Precisamos também ser honestos sobre as falhas do liberalismo moderno, reconhecendo que, em algumas áreas, ele deixou de atender às expectativas das pessoas comuns. Há, de fato, uma desconexão crescente entre as elites liberais e a população em geral, especialmente nas democracias ocidentais. A insatisfação com a política liberal não pode ser simplesmente descartada como irracional ou resultado de manipulação por líderes populistas; ela reflete um mal-estar genuíno, um sentimento de que os benefícios prometidos — liberdade, igualdade e prosperidade — não foram igualmente distribuídos.
Se o liberalismo deve sobreviver e prosperar, ele precisa se reconectar com as pessoas comuns e suas preocupações cotidianas. Ele precisa oferecer soluções para os desafios da desigualdade econômica, da alienação social e da crise climática.

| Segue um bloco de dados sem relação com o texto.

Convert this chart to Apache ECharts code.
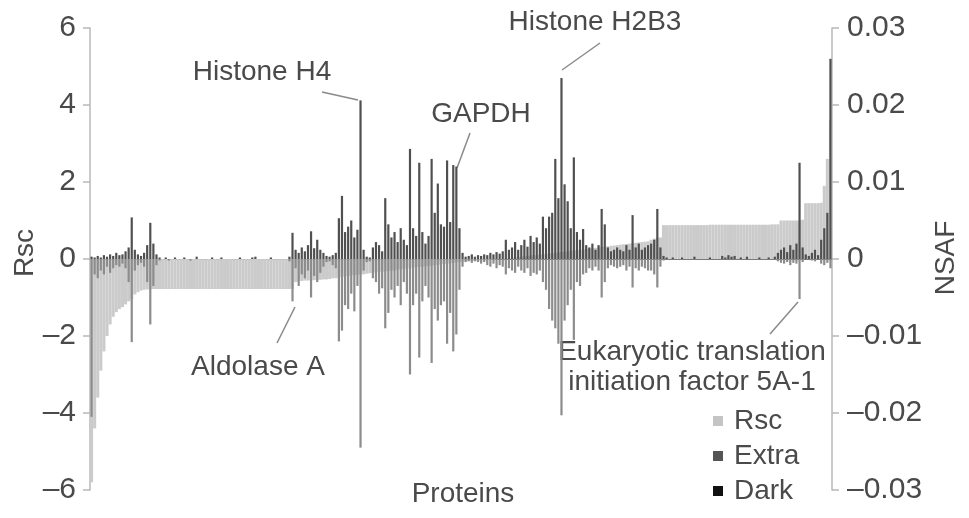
<!DOCTYPE html>
<html><head><meta charset="utf-8">
<script src="https://cdn.jsdelivr.net/npm/echarts@6/dist/echarts.min.js"></script>
<style>html,body{margin:0;padding:0;background:#fff}#c{width:969px;height:518px}</style>
</head><body><div id="c"></div>
<script>
// Rsc per protein (left axis)
const rscValues = [
-5.8,-4.4,-3.6,-2.9,-2.4,-2.0,-1.7,-1.5,-1.38,-1.3,
-1.25,-1.18,-1.1,-1.05,-0.92,-0.86,-0.82,-0.8,-0.79,-0.79,
-0.78,-0.78,-0.78,-0.78,-0.78,-0.78,-0.78,-0.78,-0.78,-0.78,
-0.78,-0.78,-0.78,-0.78,-0.78,-0.78,-0.78,-0.78,-0.78,-0.78,
-0.78,-0.78,-0.78,-0.78,-0.78,-0.78,-0.78,-0.78,-0.78,-0.78,
-0.78,-0.78,-0.78,-0.78,-0.78,-0.78,-0.78,-0.78,-0.78,-0.78,
-0.78,-0.78,-0.78,-0.78,-0.78,-0.77,-0.6,-0.58,-0.57,-0.56,
-0.56,-0.55,-0.55,-0.54,-0.54,-0.53,-0.53,-0.52,-0.5,-0.5,
-0.48,-0.46,-0.45,-0.44,-0.42,-0.42,-0.41,-0.4,-0.4,-0.38,
-0.37,-0.36,-0.35,-0.33,-0.33,-0.32,-0.31,-0.3,-0.3,-0.28,
-0.27,-0.26,-0.25,-0.24,-0.22,-0.21,-0.2,-0.2,-0.19,-0.18,
-0.17,-0.16,-0.15,-0.14,-0.13,-0.12,-0.11,-0.1,-0.09,-0.08,
-0.07,-0.06,-0.05,-0.05,-0.04,-0.04,-0.03,-0.03,-0.02,-0.02,
-0.01,-0.01,0,0,0.01,0.02,0.03,0.04,0.05,0.06,
0.07,0.08,0.09,0.1,0.1,0.11,0.12,0.13,0.14,0.15,
0.16,0.17,0.18,0.19,0.2,0.21,0.22,0.23,0.24,0.25,
0.26,0.27,0.28,0.29,0.3,0.31,0.32,0.33,0.34,0.35,
0.36,0.37,0.38,0.39,0.4,0.41,0.42,0.43,0.44,0.45,
0.46,0.5,0.53,0.55,0.56,0.88,0.88,0.88,0.88,0.88,
0.88,0.88,0.88,0.88,0.88,0.88,0.88,0.88,0.88,0.88,
0.89,0.89,0.89,0.89,0.89,0.89,0.89,0.89,0.89,0.89,
0.89,0.89,0.89,0.89,0.89,0.89,0.89,0.89,0.89,0.89,
0.9,0.9,0.9,1.0,1.0,1.0,1.0,1.0,1.0,1.0,
1.02,1.45,1.45,1.45,1.45,1.45,1.46,1.9,2.6,3.6
];
// NSAF, Dark (drawn upward, right axis)
const darkNsaf = [
0.0003,0.0002,0.0004,0.0002,0.0005,0.0003,0.0006,0.0004,0.0008,0.0005,
0.0006,0.001,0.0015,0.0054,0.0012,0.0006,0.0004,0.0008,0.0018,0.0047,
0.002,0.0006,0.0002,0,0.0002,0,0,0.0002,0,0,
0.0002,0,0,0,0.0003,0,0,0,0,0.0002,
0,0,0.0002,0,0,0,0,0,0.0002,0,
0,0,0.0002,0.0003,0,0,0,0,0.0002,0,
0,0,0,0,0.0003,0.0034,0.0012,0.0008,0.0015,0.001,
0.0018,0.0036,0.0014,0.0025,0.0012,0.0008,0.0004,0.0003,0.0005,0.0008,
0.0053,0.0082,0.0035,0.0042,0.005,0.0028,0.0038,0.0206,0.0012,0.0003,
0.0002,0.0015,0.0022,0.0018,0.001,0.0079,0.0045,0.0028,0.0035,0.0022,
0.004,0.0025,0.0018,0.0143,0.004,0.003,0.0125,0.0035,0.002,0.003,
0.013,0.006,0.0098,0.0045,0.0042,0.0128,0.0048,0.0122,0.012,0.004,
0.0008,0.0003,0.0004,0.0006,0.0003,0.0005,0.0004,0.0006,0.0005,0.0008,
0.0006,0.0009,0.0007,0.001,0.0025,0.0012,0.0015,0.0022,0.0012,0.0018,
0.0025,0.0016,0.003,0.0022,0.0028,0.002,0.0055,0.004,0.0055,0.006,
0.013,0.0079,0.0235,0.0097,0.0075,0.004,0.0132,0.0035,0.0025,0.0039,
0.0018,0.0015,0.002,0.0012,0.0018,0.0065,0.0045,0.0015,0.001,0.0012,
0.0015,0.0012,0.001,0.0018,0.0012,0.0057,0.0015,0.002,0.0012,0.0015,
0.0018,0.002,0.0025,0.0065,0.0015,0.0004,0.0002,0,0.0002,0,
0,0.0002,0,0,0,0.0003,0,0,0,0,
0.0002,0,0,0,0.0004,0.0002,0.0005,0.0003,0.0004,0,
0.0002,0,0.0003,0,0,0,0.0002,0,0,0.0002,
0,0.0003,0.0008,0.0012,0.0015,0.0009,0.0018,0.0012,0.002,0.0125,
0.0015,0.0006,0.0004,0.0008,0.0012,0.0005,0.0025,0.004,0.006,0.026
];
// NSAF, Extra (drawn downward, right axis)
const extraNsaf = [
-0.0205,-0.002,-0.0025,-0.0015,-0.002,-0.001,-0.0018,-0.0012,-0.0008,-0.001,
-0.0006,-0.0012,-0.003,-0.0108,-0.0015,-0.0008,-0.0005,-0.001,-0.003,-0.0085,
-0.0035,-0.0008,-0.0002,0,0,-0.0002,0,0,0,0,
0,0,-0.0002,0,0,0,0,0,0,0,
0,0,0,0,0,0,0,0,0,0,
0,0,0,0,0,0,0,0,0,0,
0,0,0,0,-0.0003,-0.0055,-0.0012,-0.0035,-0.002,-0.0025,
-0.0015,-0.005,-0.0022,-0.003,-0.0018,-0.001,-0.0004,-0.0003,-0.0008,-0.0012,
-0.0107,-0.0093,-0.006,-0.0065,-0.0045,-0.0068,-0.0035,-0.0245,-0.0015,-0.0004,
-0.0003,-0.0025,-0.003,-0.0045,-0.0038,-0.009,-0.007,-0.004,-0.005,-0.0035,
-0.006,-0.003,-0.0045,-0.015,-0.006,-0.0045,-0.0128,-0.0055,-0.0035,-0.005,
-0.0135,-0.0065,-0.008,-0.006,-0.0055,-0.011,-0.007,-0.012,-0.0098,-0.004,
-0.001,-0.0004,-0.0003,-0.0005,-0.0003,-0.0004,-0.0006,-0.0004,-0.0008,-0.001,
-0.0006,-0.0012,-0.0008,-0.001,-0.002,-0.0012,-0.0015,-0.0018,-0.001,-0.0015,
-0.0018,-0.0012,-0.0022,-0.0018,-0.002,-0.0015,-0.003,-0.004,-0.0065,-0.008,
-0.009,-0.011,-0.0203,-0.008,-0.006,-0.004,-0.0105,-0.003,-0.0035,-0.002,
-0.0018,-0.0012,-0.0015,-0.001,-0.0015,-0.005,-0.003,-0.0012,-0.0008,-0.001,
-0.0012,-0.001,-0.0008,-0.0015,-0.001,-0.0037,-0.0012,-0.0015,-0.001,-0.0012,
-0.0015,-0.0015,-0.002,-0.0037,-0.001,-0.0002,0,0,0,0,
0,0,0,0,0,0,0,0,0,0,
0,0,0,0,0,0,0,0,0,0,
0,0,0,0,0,0,0,0,0,0,
0,0,-0.0003,-0.0005,-0.0006,-0.0004,-0.0008,-0.0005,-0.0006,-0.0052,
-0.0004,0,0,-0.0002,-0.0003,0,-0.0006,-0.0008,-0.0005,-0.0012
];
const proteins = rscValues.map((_, i) => 'P' + (i + 1));
const seriesNames = ['Rsc', 'Extra', 'Dark'];

const FONT = 'Liberation Sans, Arial, sans-serif';
const TXT = '#4a4a4a';
const AX = '#b8b8b8';
const minus = s => s.replace('-', '\u2013');

const chart = echarts.init(document.getElementById('c'), null, {renderer: 'canvas'});
const lbl = (text, x, y, extra) => Object.assign({
  type: 'text', x, y, silent: true,
  style: {text, fill: TXT, fontSize: 28, fontFamily: FONT, align: 'center', verticalAlign: 'middle', textAlign: 'center', textVerticalAlign: 'middle'}
}, extra || {});
const lead = (x1, y1, x2, y2) => ({type: 'line', silent: true, shape: {x1, y1, x2, y2}, style: {stroke: '#8a8a8a', lineWidth: 1.5}});

chart.setOption({
  animation: false,
  backgroundColor: '#fff',
  grid: {left: 90, right: 137, top: 28, bottom: 28, containLabel: false, outerBoundsMode: 'none'},
  legend: {
    orient: 'vertical', left: 708, top: 402, padding: 5,
    itemWidth: 10, itemHeight: 10, itemGap: 7, icon: 'rect',
    data: [
      {name: seriesNames[0], itemStyle: {color: '#c4c4c4'}},
      {name: seriesNames[1], itemStyle: {color: '#555555'}},
      {name: seriesNames[2], itemStyle: {color: '#111111'}}
    ],
    textStyle: {fontSize: 28, fontFamily: FONT, color: TXT, lineHeight: 28, padding: [0, 0, 0, 6]}
  },
  xAxis: [
    {type: 'category', data: proteins, boundaryGap: true,
     axisLine: {show: true, onZero: true, onZeroAxisIndex: 0, lineStyle: {color: '#7a7a7a', width: 1}},
     axisTick: {show: false}, axisLabel: {show: false}, splitLine: {show: false}},
    {type: 'category', data: proteins, boundaryGap: true, show: false,
     axisLine: {show: false}, axisTick: {show: false}, axisLabel: {show: false}}
  ],
  yAxis: [
    {type: 'value', min: -6, max: 6, interval: 2, position: 'left',
     axisLine: {show: true, lineStyle: {color: AX, width: 1.5}},
     axisTick: {show: true, inside: false, length: 7, lineStyle: {color: AX, width: 1.5}},
     axisLabel: {margin: 14, fontSize: 30, fontFamily: FONT, color: TXT, formatter: v => v === 0 ? '0' : minus(String(v))},
     splitLine: {show: false}},
    {type: 'value', min: -0.03, max: 0.03, interval: 0.01, position: 'right',
     axisLine: {show: true, lineStyle: {color: AX, width: 1.5}},
     axisTick: {show: true, inside: false, length: 7, lineStyle: {color: AX, width: 1.5}},
     axisLabel: {margin: 15, fontSize: 30, fontFamily: FONT, color: TXT,
       formatter: v => Math.abs(v) < 1e-9 ? '0' : (v < 0 ? '\u2013' : '') + Math.abs(v).toFixed(2)},
     splitLine: {show: false}}
  ],
  series: [
    {name: 'Rsc', type: 'bar', xAxisIndex: 0, yAxisIndex: 0, data: rscValues,
     barCategoryGap: '0%', itemStyle: {color: '#cbcbcb'}, z: 1},
    {name: 'Extra', type: 'bar', xAxisIndex: 1, yAxisIndex: 1, data: extraNsaf,
     barWidth: 2.2, barGap: '-100%', itemStyle: {color: '#8c8c8c'}, z: 3},
    {name: 'Dark', type: 'bar', xAxisIndex: 1, yAxisIndex: 1, data: darkNsaf,
     barWidth: 2.2, barGap: '-100%', itemStyle: {color: '#505050'}, z: 4}
  ],
  graphic: [
    lbl('Rsc', 25, 253, {rotation: Math.PI / 2}),
    lbl('NSAF', 946, 258, {rotation: Math.PI / 2}),
    lbl('Proteins', 463, 494),
    lbl('Histone H4', 262, 72),
    lead(322, 92, 358, 100),
    lbl('GAPDH', 481, 114),
    lead(470, 133, 457, 168),
    lbl('Histone H2B3', 595, 22),
    lead(600, 43, 562, 70),
    lbl('Aldolase A', 258, 367),
    lead(277, 343, 295, 307),
    lbl('Eukaryotic translation', 692, 352),
    lbl('initiation factor 5A-1', 692, 382),
    lead(798, 302, 770, 334)
  ]
});
</script>
</body></html>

E, talvez mais importante, ele precisa demonstrar que ainda tem algo significativo a dizer sobre como viver uma vida boa e plena, em uma sociedade que valoriza tanto a liberdade individual quanto o bem comum.
O caminho à frente para o liberalismo não será fácil. Mas os liberais nunca se destacaram em previsões fáceis ou em soluções rápidas. O liberalismo, em seu melhor, é uma doutrina de paciência e de construção incremental. Ele reconhece que o progresso moral e político é gradual e difícil, e que os erros são inevitáveis ao longo do caminho. No entanto, ele também sustenta que, através da razão, do debate e da busca coletiva pela verdade, podemos nos aproximar de uma sociedade mais justa, mais livre e mais próspera.
Portanto, enquanto olhamos para um mundo cada vez mais polarizado, é hora de os liberais renovarem seu compromisso com seus valores fundamentais e com sua crença no poder da liberdade, da razão e do pluralismo. E, acima de tudo, é hora de recuperar a coragem moral de defender esses valores contra aqueles que, em nome de soluções rápidas ou absolutistas, estariam dispostos a sacrificá-los.
O liberalismo ainda tem uma grande história para contar. Mas cabe a nós, liberais, garantir que essa história continue a ser contada — e vivida — por muitos anos ainda.